Repeat every line of the listing below exactly, minus the pictures.

• [DATA BLOCK]
==*==

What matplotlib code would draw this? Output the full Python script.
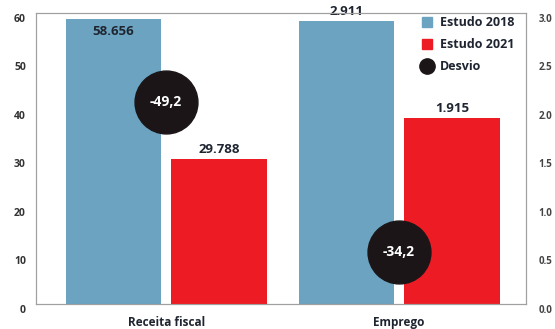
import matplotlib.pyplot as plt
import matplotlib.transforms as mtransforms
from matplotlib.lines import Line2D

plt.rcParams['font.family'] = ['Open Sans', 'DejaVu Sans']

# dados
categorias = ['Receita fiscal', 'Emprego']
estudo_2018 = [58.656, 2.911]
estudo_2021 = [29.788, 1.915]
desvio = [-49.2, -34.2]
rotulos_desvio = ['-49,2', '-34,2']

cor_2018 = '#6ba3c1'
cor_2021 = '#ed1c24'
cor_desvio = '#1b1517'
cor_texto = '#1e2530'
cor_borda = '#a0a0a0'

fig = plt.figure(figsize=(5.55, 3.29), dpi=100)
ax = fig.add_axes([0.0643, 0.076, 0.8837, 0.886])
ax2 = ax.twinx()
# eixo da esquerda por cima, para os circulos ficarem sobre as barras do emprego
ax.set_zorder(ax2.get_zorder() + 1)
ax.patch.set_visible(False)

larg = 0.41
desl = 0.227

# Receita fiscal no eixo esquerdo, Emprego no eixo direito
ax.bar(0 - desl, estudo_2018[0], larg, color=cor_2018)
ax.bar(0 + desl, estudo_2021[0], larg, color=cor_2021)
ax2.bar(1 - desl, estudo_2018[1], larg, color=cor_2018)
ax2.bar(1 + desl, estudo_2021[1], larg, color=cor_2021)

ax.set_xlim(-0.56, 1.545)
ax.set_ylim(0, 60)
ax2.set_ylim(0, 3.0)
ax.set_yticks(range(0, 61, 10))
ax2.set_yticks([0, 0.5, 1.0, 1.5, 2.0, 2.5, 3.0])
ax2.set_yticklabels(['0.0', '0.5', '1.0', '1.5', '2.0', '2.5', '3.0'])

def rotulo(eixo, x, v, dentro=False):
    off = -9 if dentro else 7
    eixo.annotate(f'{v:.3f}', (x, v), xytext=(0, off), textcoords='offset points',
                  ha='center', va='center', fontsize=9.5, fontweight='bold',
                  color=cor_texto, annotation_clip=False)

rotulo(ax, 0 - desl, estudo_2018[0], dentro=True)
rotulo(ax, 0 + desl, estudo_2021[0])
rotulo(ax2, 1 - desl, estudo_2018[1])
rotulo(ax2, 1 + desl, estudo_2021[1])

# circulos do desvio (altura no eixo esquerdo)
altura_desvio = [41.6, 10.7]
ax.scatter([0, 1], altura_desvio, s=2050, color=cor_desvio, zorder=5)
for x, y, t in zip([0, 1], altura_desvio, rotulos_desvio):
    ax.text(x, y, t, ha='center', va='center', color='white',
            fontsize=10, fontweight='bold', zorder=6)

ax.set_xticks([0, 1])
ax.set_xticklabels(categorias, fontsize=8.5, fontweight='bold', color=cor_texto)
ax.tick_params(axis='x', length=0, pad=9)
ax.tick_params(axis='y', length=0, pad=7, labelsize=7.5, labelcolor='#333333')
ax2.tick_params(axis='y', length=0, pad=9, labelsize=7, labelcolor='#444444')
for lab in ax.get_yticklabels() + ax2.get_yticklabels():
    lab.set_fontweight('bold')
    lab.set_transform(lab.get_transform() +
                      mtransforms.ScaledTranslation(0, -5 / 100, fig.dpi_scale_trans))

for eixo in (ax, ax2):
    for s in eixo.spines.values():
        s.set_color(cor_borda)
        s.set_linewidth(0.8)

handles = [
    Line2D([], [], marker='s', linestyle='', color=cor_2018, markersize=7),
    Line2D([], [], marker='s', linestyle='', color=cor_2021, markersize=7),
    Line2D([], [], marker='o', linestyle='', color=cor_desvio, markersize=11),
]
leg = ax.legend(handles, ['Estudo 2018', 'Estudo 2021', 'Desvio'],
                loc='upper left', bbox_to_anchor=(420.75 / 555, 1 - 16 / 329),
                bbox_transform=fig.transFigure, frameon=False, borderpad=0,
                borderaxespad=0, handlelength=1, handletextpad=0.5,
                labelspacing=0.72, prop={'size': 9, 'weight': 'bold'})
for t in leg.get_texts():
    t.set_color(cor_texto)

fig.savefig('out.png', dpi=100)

==*==

• [WRITTEN REPLY]
What matplotlib code would draw this? Output the full Python script.
import matplotlib.pyplot as plt
import matplotlib.transforms as mtransforms
from matplotlib.lines import Line2D

plt.rcParams['font.family'] = ['Open Sans', 'DejaVu Sans']

# dados
categorias = ['Receita fiscal', 'Emprego']
estudo_2018 = [58.656, 2.911]
estudo_2021 = [29.788, 1.915]
desvio = [-49.2, -34.2]
rotulos_desvio = ['-49,2', '-34,2']

cor_2018 = '#6ba3c1'
cor_2021 = '#ed1c24'
cor_desvio = '#1b1517'
cor_texto = '#1e2530'
cor_borda = '#a0a0a0'

fig = plt.figure(figsize=(5.55, 3.29), dpi=100)
ax = fig.add_axes([0.0643, 0.076, 0.8837, 0.886])
ax2 = ax.twinx()
# eixo da esquerda por cima, para os circulos ficarem sobre as barras do emprego
ax.set_zorder(ax2.get_zorder() + 1)
ax.patch.set_visible(False)

larg = 0.41
desl = 0.227

# Receita fiscal no eixo esquerdo, Emprego no eixo direito
ax.bar(0 - desl, estudo_2018[0], larg, color=cor_2018)
ax.bar(0 + desl, estudo_2021[0], larg, color=cor_2021)
ax2.bar(1 - desl, estudo_2018[1], larg, color=cor_2018)
ax2.bar(1 + desl, estudo_2021[1], larg, color=cor_2021)

ax.set_xlim(-0.56, 1.545)
ax.set_ylim(0, 60)
ax2.set_ylim(0, 3.0)
ax.set_yticks(range(0, 61, 10))
ax2.set_yticks([0, 0.5, 1.0, 1.5, 2.0, 2.5, 3.0])
ax2.set_yticklabels(['0.0', '0.5', '1.0', '1.5', '2.0', '2.5', '3.0'])

def rotulo(eixo, x, v, dentro=False):
    off = -9 if dentro else 7
    eixo.annotate(f'{v:.3f}', (x, v), xytext=(0, off), textcoords='offset points',
                  ha='center', va='center', fontsize=9.5, fontweight='bold',
                  color=cor_texto, annotation_clip=False)

rotulo(ax, 0 - desl, estudo_2018[0], dentro=True)
rotulo(ax, 0 + desl, estudo_2021[0])
rotulo(ax2, 1 - desl, estudo_2018[1])
rotulo(ax2, 1 + desl, estudo_2021[1])

# circulos do desvio (altura no eixo esquerdo)
altura_desvio = [41.6, 10.7]
ax.scatter([0, 1], altura_desvio, s=2050, color=cor_desvio, zorder=5)
for x, y, t in zip([0, 1], altura_desvio, rotulos_desvio):
    ax.text(x, y, t, ha='center', va='center', color='white',
            fontsize=10, fontweight='bold', zorder=6)

ax.set_xticks([0, 1])
ax.set_xticklabels(categorias, fontsize=8.5, fontweight='bold', color=cor_texto)
ax.tick_params(axis='x', length=0, pad=9)
ax.tick_params(axis='y', length=0, pad=7, labelsize=7.5, labelcolor='#333333')
ax2.tick_params(axis='y', length=0, pad=9, labelsize=7, labelcolor='#444444')
for lab in ax.get_yticklabels() + ax2.get_yticklabels():
    lab.set_fontweight('bold')
    lab.set_transform(lab.get_transform() +
                      mtransforms.ScaledTranslation(0, -5 / 100, fig.dpi_scale_trans))

for eixo in (ax, ax2):
    for s in eixo.spines.values():
        s.set_color(cor_borda)
        s.set_linewidth(0.8)

handles = [
    Line2D([], [], marker='s', linestyle='', color=cor_2018, markersize=7),
    Line2D([], [], marker='s', linestyle='', color=cor_2021, markersize=7),
    Line2D([], [], marker='o', linestyle='', color=cor_desvio, markersize=11),
]
leg = ax.legend(handles, ['Estudo 2018', 'Estudo 2021', 'Desvio'],
                loc='upper left', bbox_to_anchor=(420.75 / 555, 1 - 16 / 329),
                bbox_transform=fig.transFigure, frameon=False, borderpad=0,
                borderaxespad=0, handlelength=1, handletextpad=0.5,
                labelspacing=0.72, prop={'size': 9, 'weight': 'bold'})
for t in leg.get_texts():
    t.set_color(cor_texto)

fig.savefig('out.png', dpi=100)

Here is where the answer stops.